On High by Paula Wilson
Locust Projects, Miami, FL
November 21, 2020 – January 23, 2021
“Looking at this work now, in the current moment, it feels aspirational, linking past and the present, ushering in the potentials of the future.” – Paula Wilson
On High at Locust Projects features Paula Wilson’s 2017 video Living Monument, a one-minute, two-channel video. On one screen is footage compiled from online sources of the confederate General Beauregard Equestrian Statue’s removal in New Orleans in April of 2017. On the second, is video of a covert performance by the artist, in which she dances at dawn atop the plinth before she was forced to leave the premises by law enforcement. Inspired by the vibrant jazz funeral tradition of Second-Line Parades in New Orleans, Wilson uses the empty base as a pedestal to be acted upon—celebrating, in a hand-painted costume, the creative forces required for transformation. The tunic the artist created and is wearing in the video is also featured in the exhibition.
In the wake of Black Lives Matter protests this summer sparked by the murder of George Floyd, there has been a renewed focus on symbols of white supremacy embodied in the Confederacy and a demand for their removal. The debate over Confederate symbols is not new. In 2015, after the mass shooting at the Emanuel African Methodist Episcopal Church in South Carolina, the Confederate battle flag was removed from the State House after more than 50 years. Other cities started considering taking down Civil War and colonialist monuments from public grounds, including New Orleans, which removed four in April 2017. A few months later in Charlottesville, the violence during the Unite the Right rally would be the catalyst for the removal of dozens of monuments across the country. Now, some three years later, the urgency of the current moment brings Wilson’s Living Monument forward for reflection. The artist’s pre-dawn performance is hypnotic, ritual-like, seemingly coming from “on high,” linking past and present, ushering in the potentials of the future. Wilson highlights black joy, moving us away from static effigies of Western power, demanding a creative and triumphant orientation to the now.
The performance was shot by filmmaker Vashni Korin with a powerful soundtrack, “Speaking in My Native Tongue” by Jamel Henderson.
Also featured is the video Salty & Fresh from 2014 accessed via a QR code as a nod to the act of looking through screens, which are ubiquitous as it is, but have predominated our lives since the start of the pandemic. Screens, cell phones, windows—the things we look at or experience things through, including each other—have been an ongoing theme in the artist’s work. Here and now, it serves to remind us of the elusiveness and intangibility of the virtual experience versus IRL, but also the intangibility of capturing the essence of something wonderous, such as art and the creative act.

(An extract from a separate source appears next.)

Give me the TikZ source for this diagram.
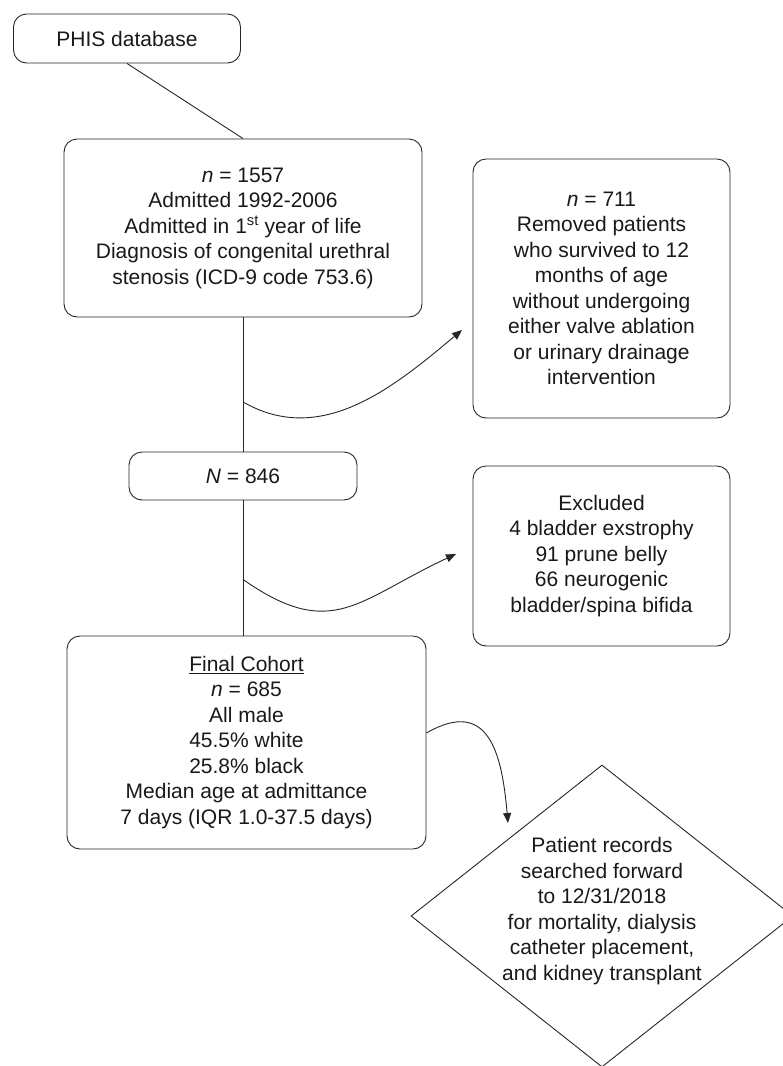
\documentclass[tikz,border=0pt]{standalone}
\usepackage{fontspec}
\setmainfont{Liberation Sans}
\usetikzlibrary{shapes.geometric,arrows.meta,calc}
\begin{document}
\begin{tikzpicture}[x=1pt,y=1pt,
  txt/.style={align=center,inner sep=0pt,font=\fontsize{21}{25.5}\selectfont,text=black!90},
  box/.style={txt,draw=black!85,line width=0.9pt,rounded corners=13pt},
  conn/.style={draw=black!85,line width=0.9pt},
  arr/.style={conn,-{Triangle[length=10pt,width=8pt]}}]
\useasboundingbox (0,0) rectangle (783,-1066);
\clip (0,0) rectangle (783,-1066);
\node[box,minimum width=227,minimum height=49] (phis) at (127,-38.5) {PHIS database};
\node[box,minimum width=358,minimum height=178] (big) at (243,-228)
  {\textit{n} = 1557\\Admitted 1992-2006\\Admitted in 1\textsuperscript{st} year of life\\Diagnosis of congenital urethral\\stenosis (ICD-9 code 753.6)};
\node[box,minimum width=257,minimum height=259] (rem) at (601.5,-288.5)
  {\textit{n} = 711\\Removed patients\\who survived to 12\\months of age\\without undergoing\\either valve ablation\\or urinary drainage\\intervention};
\node[box,minimum width=228,minimum height=48] (nbox) at (243,-476) {\textit{N} = 846};
\node[box,minimum width=257,minimum height=180] (excl) at (601.5,-556)
  {Excluded\\4 bladder exstrophy\\91 prune belly\\66 neurogenic\\bladder/spina bifida};
\node[box,minimum width=359,minimum height=213] (final) at (246.5,-742.5)
  {\underline{Final Cohort}\\\textit{n} = 685\\All male\\45.5\% white\\25.8\% black\\Median age at admittance\\7 days (IQR 1.0-37.5 days)};
\node[diamond,draw=black!85,line width=0.9pt,minimum width=382,minimum height=302,inner sep=0pt] (dia) at (602,-916) {};
\node[txt] (diatext) at ($(dia.center)+(0,5)$)
  {Patient records\\searched forward\\to 12/31/2018\\for mortality, dialysis\\catheter placement,\\and kidney transplant};
% connectors
\draw[conn] (phis.south) -- (big.north);
\draw[conn] (big.south) -- (nbox.north);
\draw[conn] (nbox.south) -- (nbox.south |- final.north);
\coordinate (s1) at ($(big.south)!0.63!(nbox.north)$);
\coordinate (t1) at (462,-330);
\draw[arr] (s1) to[out=-30,in=220] (t1);
\coordinate (s2) at ($(nbox.south)+(0,-79)$);
\coordinate (t2) at (456,-554);
\draw[arr] (s2) to[out=-35,in=205,looseness=1.3] (t2);
\coordinate (s3) at ($(final.east)+(0,9.5)$);
\coordinate (t3) at (508,-823);
\draw[arr] (s3) to[out=30,in=95,looseness=1.5] (t3);
\end{tikzpicture}
\end{document}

Made on Miami’s historic Virginia Key Beach, in 2014, Salty & Fresh playfully takes on Western art historical tropes and patriarchy with the artist appearing as a massive, towering goddess, rising from the sea draped in a long, turret-like colorfully painted skirt. She uses her giant palette and brush to paint three figures who resemble Grecian clay vases. As the Poseidon-like goddess paints faces onto the three nude derrières, picnickers—in a restaging of Manet’s “Déjeuner sur l’herbe”—observe and try to capture the scene through their cell phone cameras. Sarah Lewis, Associate Professor of History of Art and Architecture and African and African American Studies at Harvard University, describes the encounter, “The beach dwellers saw a colossal painter with brushes and palette fit for a giant emerging from the sea to fill her canvas, the most primeval one of all—our bodies, our very selves. They tried, endlessly, to photograph what they were witnessing—Paula Wilson’s performative painting, Salty & Fresh—just as we do when we come to see the essence of the creative act—we stand mesmerized that it is always around, this fertile, eternal story. Wilson’s piece is a wondrous testament to the central narrative of the artistic process, a declaration that the essential, unbreakable story of the human creative act is one of which we, whether as spectator, creator, participant, are all a part.”